I think I might owe some people a huge apology…
Dear Special Kids from 1975 at Mark West Elementary School:
I am sorry for any teasing I may have done to you when I was little. If ever I referred to you as a “Tard”, it was completely a term of affection. If you ever met my stare of repulsion and/or confusion, it was purely insecurity on my part. I’m hoping you have learned to read by now and that you can accept my absolute apology for my unforgivable behavior and disrespect in the 2nd grade.
Angela, the mean kid
Never in my wildest dreams of motherhood did I think I was going to be looking at preschools for kids with special needs. Walking through the classroom today was heartbreaking. It wasn’t heartbreaking because my child would be one of the special kids, it was because I could not imagine the Doodle fitting into this special needs class.

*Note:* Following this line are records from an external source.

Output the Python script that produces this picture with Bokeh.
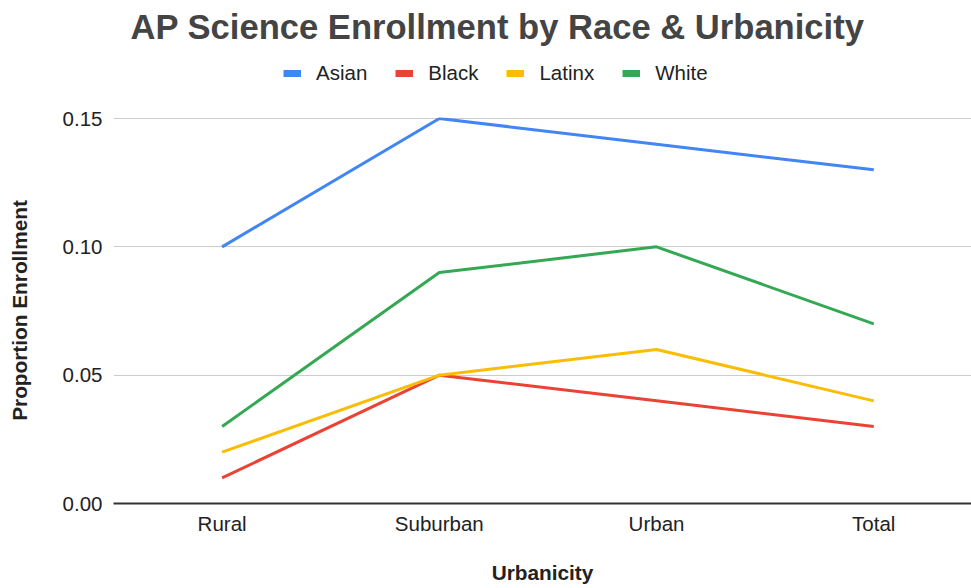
from bokeh.plotting import figure
from bokeh.layouts import column
from bokeh.models import (Range1d, Legend, LegendItem, FixedTicker,
                          NumeralTickFormatter)
from bokeh.embed import file_html
from bokeh.resources import INLINE

# ---- data ----
categories = ["Rural", "Suburban", "Urban", "Total"]
asian = [0.10, 0.15, 0.14, 0.13]
black = [0.01, 0.05, 0.04, 0.03]
latinx = [0.02, 0.05, 0.06, 0.04]
white = [0.03, 0.09, 0.10, 0.07]
y_ticks = [0.00, 0.05, 0.10, 0.15]

series_names = ["Asian", "Black", "Latinx", "White"]
series_values = [asian, black, latinx, white]
colors = ["#4285F4", "#EA4335", "#FBBC04", "#34A853"]

FONT = "Liberation Sans"
x = list(range(len(categories)))

# ---------- header: title + legend ----------
head = figure(width=971, height=105, output_backend="svg", toolbar_location=None,
              x_range=Range1d(0, 1), y_range=Range1d(0, 1),
              x_axis_type=None, y_axis_type=None,
              min_border_left=0, min_border_right=0, min_border_bottom=0,
              min_border_top=45)
head.outline_line_color = None
head.xgrid.grid_line_color = None
head.ygrid.grid_line_color = None
head.title.text = "AP Science Enrollment by Race & Urbanicity"
head.title.text_font = FONT
head.title.text_font_size = "34.6px"
head.title.text_font_style = "bold"
head.title.text_color = "#444444"
head.title.align = "left"
head.title.offset = 17
head.title.standoff = 0

items = []
for name, c in zip(series_names, colors):
    proxy = head.line([float("nan")], [float("nan")], line_color=c, line_width=7)
    items.append(LegendItem(label=name, renderers=[proxy]))

legend = Legend(items=items, orientation="horizontal", location=(170, 20),
                glyph_width=18, glyph_height=20, label_height=20,
                label_standoff=15, spacing=28, padding=0, margin=0,
                border_line_color=None, background_fill_alpha=0,
                label_text_font=FONT, label_text_font_size="20.5px",
                label_text_color="#222222")
head.add_layout(legend, "center")

# ---------- main chart ----------
p = figure(width=971, height=483, output_backend="svg", toolbar_location=None,
           x_range=Range1d(-0.5, 3.45), y_range=Range1d(0, 0.1504),
           min_border_left=113, min_border_right=0, min_border_bottom=85,
           min_border_top=12)
p.outline_line_color = None

for name, vals, c in zip(series_names, series_values, colors):
    p.line(x, vals, line_color=c, line_width=3)

p.xaxis.ticker = FixedTicker(ticks=x)
p.xaxis.major_label_overrides = {i: c for i, c in enumerate(categories)}
p.yaxis.ticker = FixedTicker(ticks=y_ticks)
p.yaxis.formatter = NumeralTickFormatter(format="0.00")

for ax in (p.xaxis[0], p.yaxis[0]):
    ax.major_tick_line_color = None
    ax.minor_tick_line_color = None
    ax.major_label_text_font = FONT
    ax.major_label_text_font_size = "20.5px"
    ax.major_label_text_color = "#222222"
    ax.axis_label_text_font = FONT
    ax.axis_label_text_font_size = "20.8px"
    ax.axis_label_text_font_style = "bold"
    ax.axis_label_text_color = "#222222"

p.xaxis.axis_label = "Urbanicity"
p.xaxis.axis_line_color = "#333333"
p.xaxis.axis_line_width = 2
p.xaxis.major_label_standoff = 2
p.xaxis.axis_label_standoff = 23
p.yaxis.axis_label = "Proportion Enrollment"
p.yaxis.axis_line_color = None
p.yaxis.major_label_standoff = 5
p.yaxis.axis_label_standoff = 29

p.xgrid.grid_line_color = None
p.ygrid.grid_line_color = "#cccccc"
p.ygrid.grid_line_width = 1

layout = column(head, p, spacing=0)
open("out.html", "w").write(file_html(layout, INLINE))
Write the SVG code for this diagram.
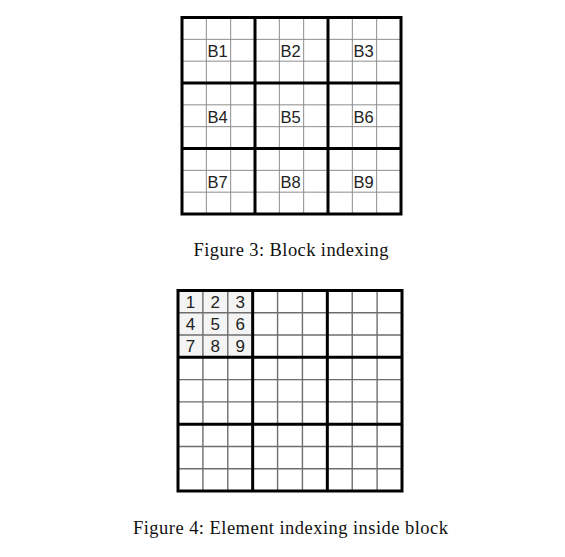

These children were very high-functioning special kids, mostly four years old. If it was not for the little girl with Down Syndrome, I would have had a hard time determining that these were kids with Autism or on the Autism Spectrum. The heartbreaking part was that all of the children were so well-behaved, sitting quietly and most astonishing to me, TALKING. They were having a snack and drinking out of Big Kid cups. They were listening and understanding the teacher and making ample eye contact. And, I can tell you, none of these kids were sporting a helmet. Ahem.
While Dom has huge receptive understanding and language, he has no speech. Not one word. He is so OCD and ADD that he can’t sit still long enough for a snack or circle time. I am trying to picture him taking a breath and listening for more than one minute at a time in this “learning environment” without popping a Benadryl.
I know preschool for Doodle is still 4 months away, but watching these other special children today, depressed me even more. It was a kick to the stomach on how really far behind Dom is; and even worse, wondering if he’ll ever catch up.
As responsible parents, I know we are not supposed to compare our child to other children and that each child is individual; but, WOW and Ouch. We live our lives in our little bubble here at home, not many play dates or outings because of the over-stimulation and chaos it creates. Other people do not understand what it is like to take a child somewhere and have them go nuts. It makes me not want to leave the house. Throw full onset grand mal and head drop seizures into the mix and it’s enough to make me never want to get out of bed.
I’m watching the Doodle do hot laps around our kitchen island right now with his shopping cart, praying he does not fall to the ground and hurt himself. This was not part of the plan and I can’t help but feel this is Karma from 2nd grade.